Cooperative spectrum sensing over correlated Rayleigh fading channels in cognitive radio using factor graph

Modelling of the cooperative spectrum sensing in cognitive radio networks in presence of correlated multipath-fading is an important issue. It deals with complex dependencies of large number of random variables. Earlier developments on decision fusion consider correlated local decisions, correlated shadowing, spatial correlation and independent fading channels. This paper presents likelihood ratio test (LRT) based new fusion rule using normal factor graph (NFG) and Sum-Product-Algorithm (SPA) model for cooperative spectrum sensing in presence of correlated multipath-fading channels.

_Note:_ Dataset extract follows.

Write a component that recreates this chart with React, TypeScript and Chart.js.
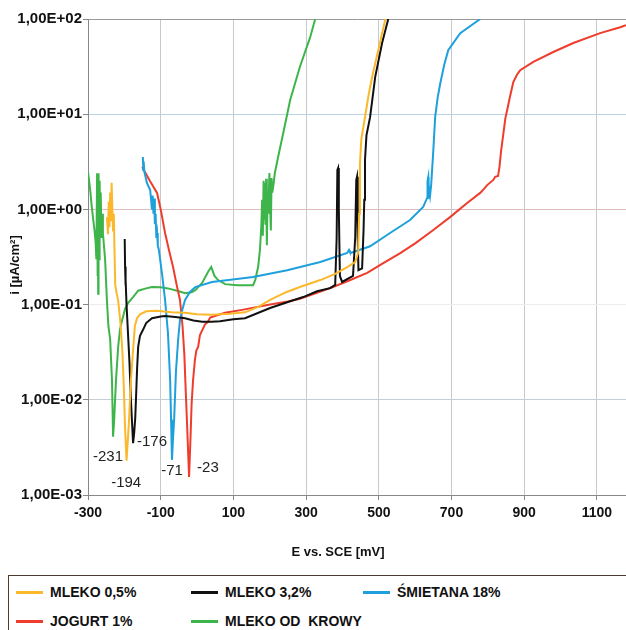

The proposed approach requires exact channel statistics instead of instantaneous channel state information (CSI). It leads to Neyman-Pearson (N-P) criteria based optimal sensing. We assume SUs are aligned in a linear fashion and each channel is correlated only with its adjacent channels with identical fading correlation coefficients. In this respect, we derive a new tri-variate Rayleigh probability density function using Miller´s [1] approach. Moreover, closed form solutions for local probabilities of detection and false alarm are also derived by assuming that all secondary users employ energy detection. The decision fusion is performed using SPA as message passing strategy over the NFG. Simulation results are provided to validate the performance of the proposed approach.